▶

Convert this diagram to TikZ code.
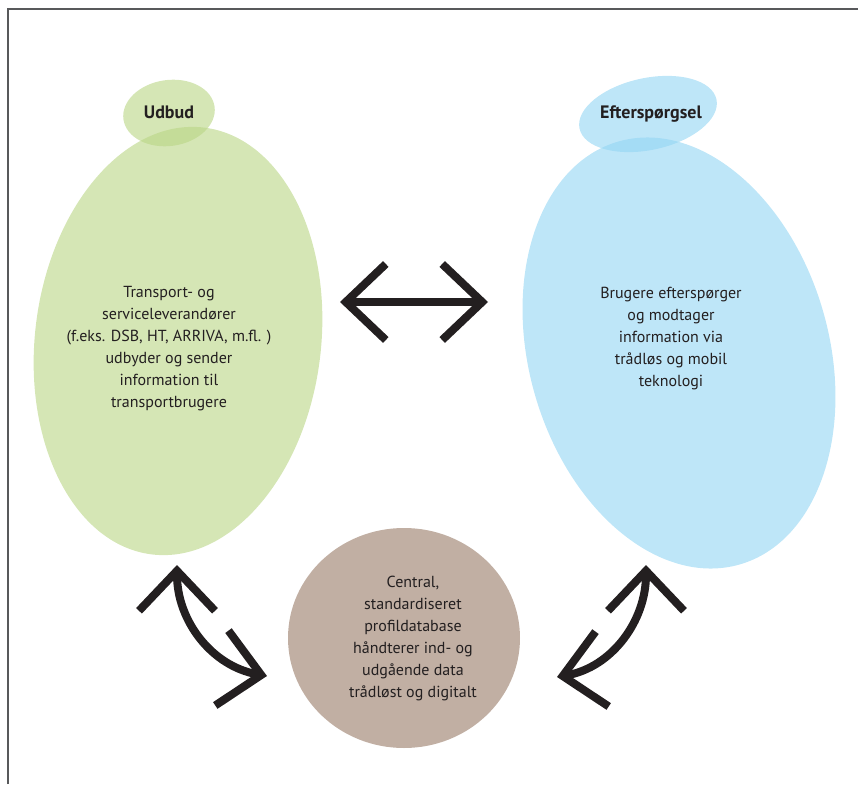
\documentclass[tikz,border=0pt]{standalone}
\usepackage{fontspec}
\setmainfont{PT Sans}
\usepackage{tikz}
\usetikzlibrary{arrows.meta,shapes.geometric}
\definecolor{SGreen}{HTML}{B9D584}
\definecolor{DBlue}{HTML}{93D5F3}
\definecolor{HBrown}{HTML}{C1AFA3}
\definecolor{SInk}{HTML}{231F20}
\definecolor{SFrame}{HTML}{58595B}

\begin{document}
\begin{tikzpicture}[
  x=0.5pt,y=0.5pt,
  every node/.style={font=\fontsize{8}{11}\selectfont,text=SInk},
  blob/.style={ellipse,inner sep=0pt,fill opacity=0.6},
  blurb/.style={align=center},
  head/.style={font=\fontsize{9}{11}\selectfont\bfseries},
  arr/.style={{Straight Barb[length=20pt,width=38pt]}-{Straight Barb[length=20pt,width=38pt]},
    line width=4pt,draw=SInk}
]
  \useasboundingbox (0,0) rectangle (858,784);
  \draw[SFrame,line width=1pt] (8,0) -- (8,775) -- (858,775);

  \node[blob,fill=SGreen,minimum width=143pt,minimum height=215pt,rotate=-7]
    (supply) at (178,443) {};
  \node[blob,fill=SGreen,minimum width=46pt,minimum height=33pt,rotate=8]
    (supplytag) at (169,671) {};
  \node[blob,fill=DBlue,minimum width=150pt,minimum height=220pt,rotate=16]
    (demand) at (679,431) {};
  \node[blob,fill=DBlue,minimum width=70pt,minimum height=36pt,rotate=12]
    (demandtag) at (648,670) {};
  \node[ellipse,inner sep=0pt,fill=HBrown,minimum width=116pt,minimum height=110pt]
    (hub) at (404,146) {};

  \node[head] (udbud) at (169,672) {Udbud};
  \node[head] (eftersp) at (651,670) {Efterspørgsel};
  \node[blurb] (supplytxt) at (169,435)
    {Transport- og\\serviceleverandører\\(f.eks. DSB, HT, ARRIVA, m.fl. )\\
     udbyder og sender\\information til\\transportbrugere};
  \node[blurb] (demandtxt) at (671,445)
    {Brugere efterspørger\\og modtager\\information via\\trådløs og mobil\\teknologi};
  \node[blurb] (hubtxt) at (413,146)
    {Central,\\standardiseret\\profildatabase\\håndterer ind- og\\udgående data\\trådløst og digitalt};

  \coordinate (sd1) at (340,482);
  \coordinate (sd2) at (488,482);
  \coordinate (sh1) at (177,219);
  \coordinate (sh2) at (267,108);
  \coordinate (dh1) at (646,219);
  \coordinate (dh2) at (557,107);

  \draw[arr] (sd1) -- (sd2);
  \draw[arr] (sh1) to[out=-90,in=170] (sh2);
  \draw[arr] (dh1) to[out=-90,in=10] (dh2);
\end{tikzpicture}
\end{document}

◀

# SET EXERCISE
Leave the pictures out and reproduce exactly the lines from the top of the listing above through the line with "(8,775) -- (858,775);".

# RESULT BELOW
Convert this diagram to TikZ code.
\documentclass[tikz,border=0pt]{standalone}
\usepackage{fontspec}
\setmainfont{PT Sans}
\usepackage{tikz}
\usetikzlibrary{arrows.meta,shapes.geometric}
\definecolor{SGreen}{HTML}{B9D584}
\definecolor{DBlue}{HTML}{93D5F3}
\definecolor{HBrown}{HTML}{C1AFA3}
\definecolor{SInk}{HTML}{231F20}
\definecolor{SFrame}{HTML}{58595B}

\begin{document}
\begin{tikzpicture}[
  x=0.5pt,y=0.5pt,
  every node/.style={font=\fontsize{8}{11}\selectfont,text=SInk},
  blob/.style={ellipse,inner sep=0pt,fill opacity=0.6},
  blurb/.style={align=center},
  head/.style={font=\fontsize{9}{11}\selectfont\bfseries},
  arr/.style={{Straight Barb[length=20pt,width=38pt]}-{Straight Barb[length=20pt,width=38pt]},
    line width=4pt,draw=SInk}
]
  \useasboundingbox (0,0) rectangle (858,784);
  \draw[SFrame,line width=1pt] (8,0) -- (8,775) -- (858,775);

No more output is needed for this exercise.